The 28-year-old organization bought the property, in a former Elks Lodge right across from the Department of Housing and Community Development on Good Hope Road SE, for $950,000 in December. It’s a $3 million project, and after landing a $175,000 gift from the Cafritz Foundation, organizers are hoping to raise another $750,000 by the end of the year to make the numbers work. When it’s operational, the facility will house 50 women at night and serve meals to 100 per day, along with providing other supportive services.
Despite the fact that it’s been in the works for seven months now, lots of people in the area found out about it just last week, in an email blast from Council Chairman Kwame Brown. Today, Advisory Neighborhood Commissioner Greta Fuller fired off a letter to the relevant agency directors complaining that the area was already overburdened with homeless services and drug treatment programs; there are four others within a few blocks of Calvary’s site.
“It’s a very frustrating process, because the community wants so desperately to move forward, and when services like this are on every block in our neighborhood, it makes it difficult to promote the neighborhood,” says Charles Wilson, president of the Historic Anacostia Block Association. “You can tell that some people have been maneuvering behind the scenes to move this process forward…you just get a sense that politicians have made it possible for them to make the transition to Good Hope Road.”
Wilson’s got a point, of course.
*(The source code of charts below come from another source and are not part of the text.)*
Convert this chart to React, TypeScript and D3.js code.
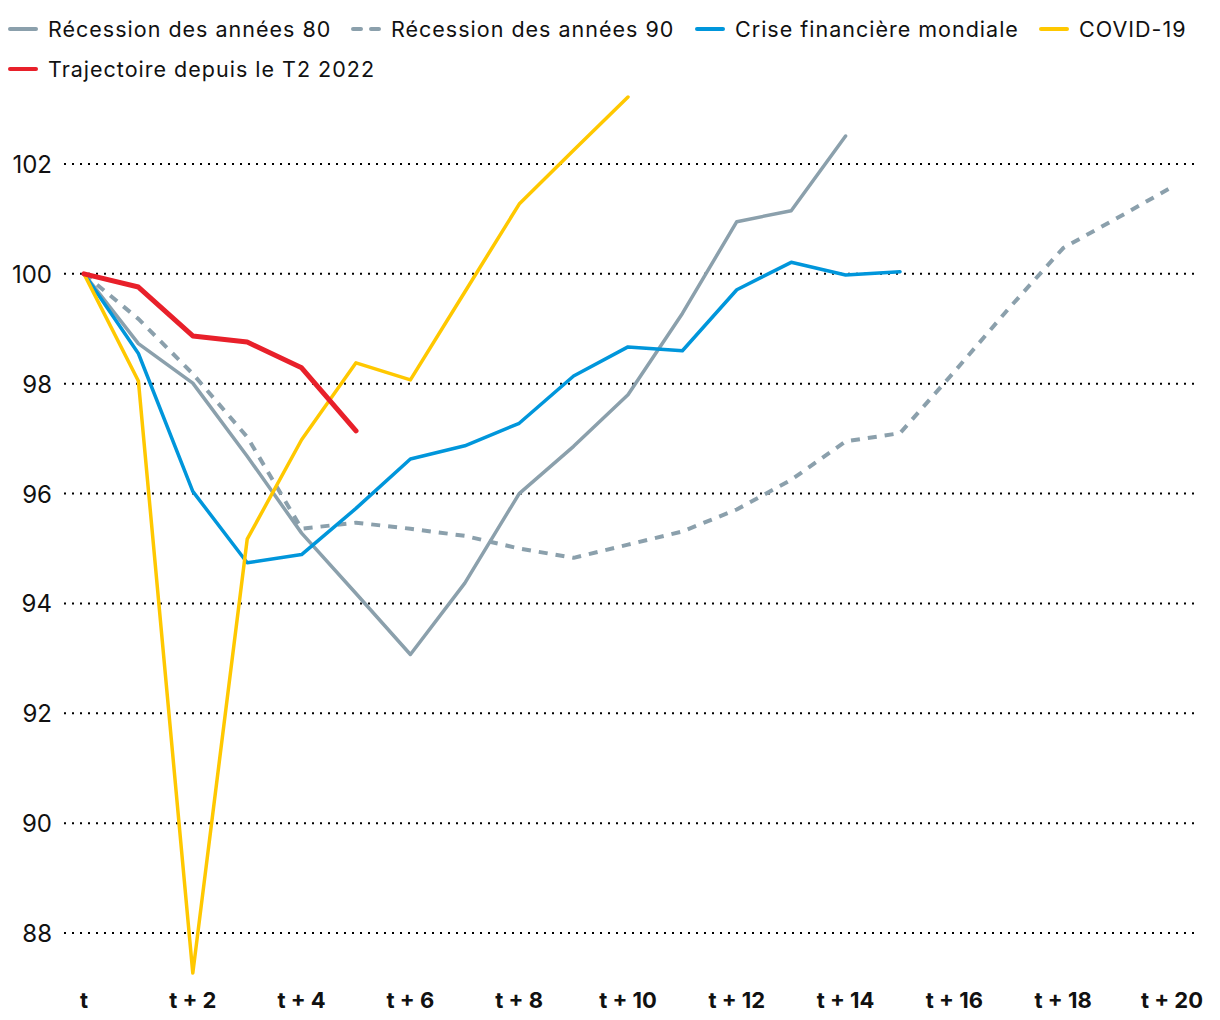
import React from "react";
import * as d3 from "d3";

const xTickLabels = ["t", "t + 2", "t + 4", "t + 6", "t + 8", "t + 10", "t + 12", "t + 14", "t + 16", "t + 18", "t + 20"];
const xTickValues = [0, 2, 4, 6, 8, 10, 12, 14, 16, 18, 20];
const yTicks = [88, 90, 92, 94, 96, 98, 100, 102];

const recession80 = [100, 98.73, 98.01, 96.68, 95.28, 94.18, 93.07, 94.37, 96.0, 96.86, 97.8, 99.28, 100.95, 101.15, 102.51];
const recession90 = [100, 99.18, 98.18, 97.03, 95.36, 95.47, 95.36, 95.23, 95.0, 94.83, 95.07, 95.31, 95.71, 96.25, 96.95, 97.1, 98.22, 99.37, 100.47, 101.02, 101.58];
const gfc = [100, 98.55, 96.04, 94.74, 94.89, 95.73, 96.63, 96.87, 97.28, 98.14, 98.67, 98.6, 99.71, 100.21, 99.98, 100.04];
const covid = [100, 98.05, 87.27, 95.17, 96.98, 98.38, 98.07, 99.67, 101.27, 102.25, 103.22];
const current = [100, 99.76, 98.87, 98.76, 98.29, 97.14];

const seriesNames = ["Récession des années 80", "Récession des années 90", "Crise financière mondiale", "COVID-19", "Trajectoire depuis le T2 2022"];

const FONT = "Inter, 'Noto Sans', sans-serif";

export default function App() {
  const x = d3.scaleLinear().domain([0, 20]).range([84, 1172]);
  const y = d3.scaleLinear().domain([88, 102]).range([933, 164]);
  const line = d3
    .line<number>()
    .x((_, i) => x(i))
    .y((d) => y(d));

  const series = [
    { name: seriesNames[0], data: recession80, color: "#8BA0AC", width: 3.5, dash: null as string | null },
    { name: seriesNames[1], data: recession90, color: "#8BA0AC", width: 4, dash: "9,8" },
    { name: seriesNames[2], data: gfc, color: "#0096DB", width: 3.5, dash: null },
    { name: seriesNames[3], data: covid, color: "#FFC800", width: 3.5, dash: null },
    { name: seriesNames[4], data: current, color: "#E8202A", width: 5, dash: null },
  ];

  const legendItems = [
    { s: series[0], sx: 10, ty: 29 },
    { s: series[1], sx: 353, ty: 29 },
    { s: series[2], sx: 697, ty: 29 },
    { s: series[3], sx: 1041, ty: 29 },
    { s: series[4], sx: 10, ty: 69 },
  ];

  return (
    <>
      <style>{`body{margin:0}`}</style>
      <svg width={1220} height={1020} style={{ display: "block", background: "#fff" }}>
        {yTicks.map((t) => (
          <g key={t}>
            <line x1={64} x2={1195} y1={y(t)} y2={y(t)} stroke="#000" strokeWidth={2} strokeDasharray="2,6" />
            <text x={52} y={y(t) + 9} textAnchor="end" fontFamily={FONT} fontSize={24} fill="#111">
              {t}
            </text>
          </g>
        ))}
        {xTickValues.map((v, i) => (
          <text key={v} x={x(v)} y={1008} textAnchor="middle" fontFamily={FONT} fontSize={22} fontWeight={700} fill="#111">
            {xTickLabels[i]}
          </text>
        ))}
        {series.map((s) => (
          <path
            key={s.name}
            d={line(s.data) || ""}
            fill="none"
            stroke={s.color}
            strokeWidth={s.width}
            strokeDasharray={s.dash || undefined}
            strokeLinejoin="round"
            strokeLinecap={s.dash ? "butt" : "round"}
          />
        ))}
        {legendItems.map(({ s, sx, ty }) => (
          <g key={s.name}>
            <line
              x1={sx}
              x2={sx + 26}
              y1={ty}
              y2={ty}
              stroke={s.color}
              strokeWidth={4}
              strokeLinecap="round"
              strokeDasharray={s.dash ? "8,10" : undefined}
            />
            <text x={sx + 38} y={ty + 8} fontFamily={FONT} fontSize={21.5} letterSpacing={1} fill="#111">
              {s.name}
            </text>
          </g>
        ))}
      </svg>
    </>
  );
}
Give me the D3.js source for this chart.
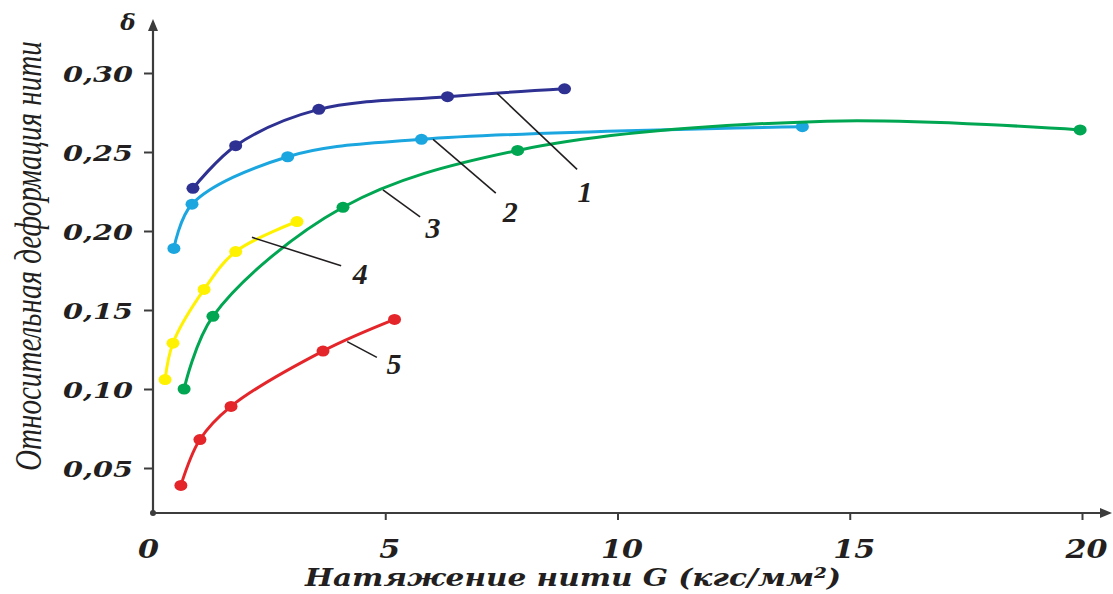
<!DOCTYPE html>
<html>
<head>
<meta charset="utf-8">
<script src="https://cdn.jsdelivr.net/npm/d3@7"></script>
<style>
body { margin:0; background:#fff; }
</style>
</head>
<body>
<div id="grafBlok"></div>
<script>
var width = 1113
var height = 594

// tension G (kgf/mm2) and relative deformation for curves 1..5
var names = ["1","2","3","4","5"]
var colors = ["#2e3192","#1ba6e0","#00a651","#fff200","#e4262b"]
var g1 = [0.86, 1.78, 3.57, 6.34, 8.86]
var d1 = [0.227, 0.254, 0.277, 0.285, 0.290]
var g2 = [0.45, 0.84, 2.90, 5.78, 13.98]
var d2 = [0.189, 0.217, 0.247, 0.258, 0.266]
// curve 3 passes its top at G=14.5 (no marker there in the picture)
var g3 = [0.67, 1.29, 4.09, 7.85, 14.5, 19.96]
var d3v = [0.100, 0.146, 0.215, 0.251, 0.2695, 0.264]
var m3 = [1, 1, 1, 1, 0, 1]
var g4 = [0.26, 0.43, 1.10, 1.78, 3.10]
var d4 = [0.106, 0.129, 0.163, 0.187, 0.206]
var g5 = [0.60, 1.01, 1.68, 3.66, 5.20]
var d5 = [0.039, 0.068, 0.089, 0.124, 0.144]

var xTicks = [0,5,10,15,20]
var yTicks = [0.05,0.10,0.15,0.20,0.25,0.30]

// callouts: point on curve -> end of leader -> number
var calloutFrom = [[7.41,0.287],[6.03,0.258],[4.95,0.226],[2.13,0.196],[4.18,0.130]]
var calloutTo = [[9.13,0.239],[7.38,0.224],[5.75,0.209],[4.05,0.178],[4.82,0.120]]
var calloutText = [[9.30,0.225],[7.69,0.212],[6.03,0.202],[4.46,0.173],[5.19,0.116]]

var gs = [g1,g2,g3,g4,g5]
var ds = [d1,d2,d3v,d4,d5]
var marks = [null,null,m3,null,null]
var series = names.map(function(n,i){
    return {name:n, color:colors[i], pts:gs[i].map(function(g,j){
        return [g, ds[i][j], marks[i] ? marks[i][j] : 1]
    })}
})

draw()

function draw(){
    var svg = d3.select("#grafBlok").append("svg")
        .attr("width",width)
        .attr("height",height)
        .style("background","#fff")

    var x = d3.scaleLinear().domain([0,20]).range([153,1082])
    var y = d3.scaleLinear().domain([0.05,0.30]).range([468,73])
    var yBase = y.invert(513)
    var axisCol = "#3c3c3c"
    var serifB = "'DejaVu Serif', serif"

    // x axis
    var xa = svg.append("g")
        .attr("transform","translate(0," + y(yBase) + ")")
        .call(d3.axisBottom(x).tickValues(xTicks).tickSize(7).tickFormat(d3.format("d")))
    xa.select(".domain").remove()
    xa.selectAll("line").attr("stroke",axisCol).attr("stroke-width",2)
        .filter(function(d){ return d == 0 }).remove()
    xa.selectAll("text")
        .attr("y",27).attr("dx",function(d){ return d == 0 ? -5 : 4 })
        .attr("textLength",function(d){ return String(d).length * 21 })
        .attr("lengthAdjust","spacingAndGlyphs")
        .style("font-family",serifB).style("font-weight","bold").style("font-style","italic")
        .style("font-size","26px").attr("fill","#231f20")

    // y axis
    var ya = svg.append("g")
        .attr("transform","translate(" + x(0) + ",0)")
        .call(d3.axisLeft(y).tickValues(yTicks).tickSize(9).tickFormat(function(d){ return d3.format(".2f")(d).replace(".",",") }))
    ya.select(".domain").remove()
    ya.selectAll("line").attr("stroke",axisCol).attr("stroke-width",2)
    ya.selectAll("text")
        .attr("x",-20).attr("dy","0.36em")
        .attr("textLength",70).attr("lengthAdjust","spacingAndGlyphs")
        .style("font-family",serifB).style("font-weight","bold").style("font-style","italic")
        .style("font-size","23px").attr("fill","#231f20")

    // axis lines with arrows
    svg.append("line").attr("x1",x(0)).attr("y1",y(yBase)).attr("x2",1104).attr("y2",y(yBase))
        .attr("stroke",axisCol).attr("stroke-width",2.2)
    svg.append("path").attr("d","M1112," + y(yBase) + " l-12,-5 l0,10 z").attr("fill",axisCol)
    svg.append("line").attr("x1",x(0)).attr("y1",y(yBase)).attr("x2",x(0)).attr("y2",28)
        .attr("stroke",axisCol).attr("stroke-width",2.2)
    svg.append("path").attr("d","M" + x(0) + ",19 l-5,12 l10,0 z").attr("fill",axisCol)
    svg.append("circle").attr("cx",x(0)).attr("cy",y(yBase)).attr("r",3).attr("fill",axisCol)

    svg.append("text").text("δ")
        .attr("x",128).attr("y",30).attr("text-anchor","middle")
        .style("font-family",serifB).style("font-weight","bold").style("font-style","italic")
        .style("font-size","23px").attr("fill","#231f20")

    // axis titles
    svg.append("text").text("Натяжение нити G (кгс/мм²)")
        .attr("x",305).attr("y",586)
        .attr("textLength",536).attr("lengthAdjust","spacingAndGlyphs")
        .style("font-family",serifB).style("font-weight","bold").style("font-style","italic")
        .style("font-size","25px").attr("fill","#231f20")

    // narrow italic title: squeeze with a transform so its box stays true
    var yt = svg.append("text").text("Относительная деформация нити")
        .style("font-family","'Liberation Serif', serif").style("font-style","italic")
        .style("font-size","38px").attr("fill","#231f20")
    var k = 430 / yt.node().getComputedTextLength()
    yt.attr("transform","translate(41,471) rotate(-90) scale(" + k + ",1)")

    // curves
    var line = d3.line()
        .x(function(d){ return x(d[0]) })
        .y(function(d){ return y(d[1]) })
        .curve(d3.curveCatmullRom.alpha(0.5))

    var grp = svg.selectAll(".curve")
        .data(series)
        .enter()
        .append("g")
        .attr("class","curve")

    grp.append("path")
        .attr("d",function(d){ return line(d.pts) })
        .attr("fill","none")
        .attr("stroke",function(d){ return d.color })
        .attr("stroke-width",3)

    grp.selectAll("ellipse")
        .data(function(d){ return d.pts.filter(function(p){ return p[2] }).map(function(p){ return {p:p, c:d.color} }) })
        .enter()
        .append("ellipse")
        .attr("cx",function(d){ return x(d.p[0]) })
        .attr("cy",function(d){ return y(d.p[1]) })
        .attr("rx",6.5)
        .attr("ry",5.5)
        .attr("fill",function(d){ return d.c })

    // callouts
    names.forEach(function(n,i){
        svg.append("line")
            .attr("x1",x(calloutFrom[i][0])).attr("y1",y(calloutFrom[i][1]))
            .attr("x2",x(calloutTo[i][0])).attr("y2",y(calloutTo[i][1]))
            .attr("stroke","#231f20").attr("stroke-width",1.6)
        svg.append("text").text(n)
            .attr("x",x(calloutText[i][0])).attr("y",y(calloutText[i][1]) + 10)
            .attr("text-anchor","middle")
            .style("font-family","'Liberation Serif', serif").style("font-weight","bold").style("font-style","italic")
            .style("font-size","30px").attr("fill","#231f20")
    })
}
</script>
</body>
</html>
While not much has been willing to rent space there yet, that’s theoretically a prime retail or restaurant location, and it’s hard to convince a sit-down restaurant to put their sidewalk cafe right next to a homeless shelter (whether or not the aversion is well-founded). And of course, Calvary did itself no favors by getting this far along in the process without starting a discussion with community groups; that’s only asking for hostility.
Still, there’s also no reason why a well-managed shelter has to be a blight on the community. Many are fairly innocuous. And there’s clearly a need for these kinds of services, somewhere. Calvary’s executive director Kris Thompson was on vacation and unable to comment, but staff are apparently supposed to defend their program at ANC 8A’s meeting tomorrow.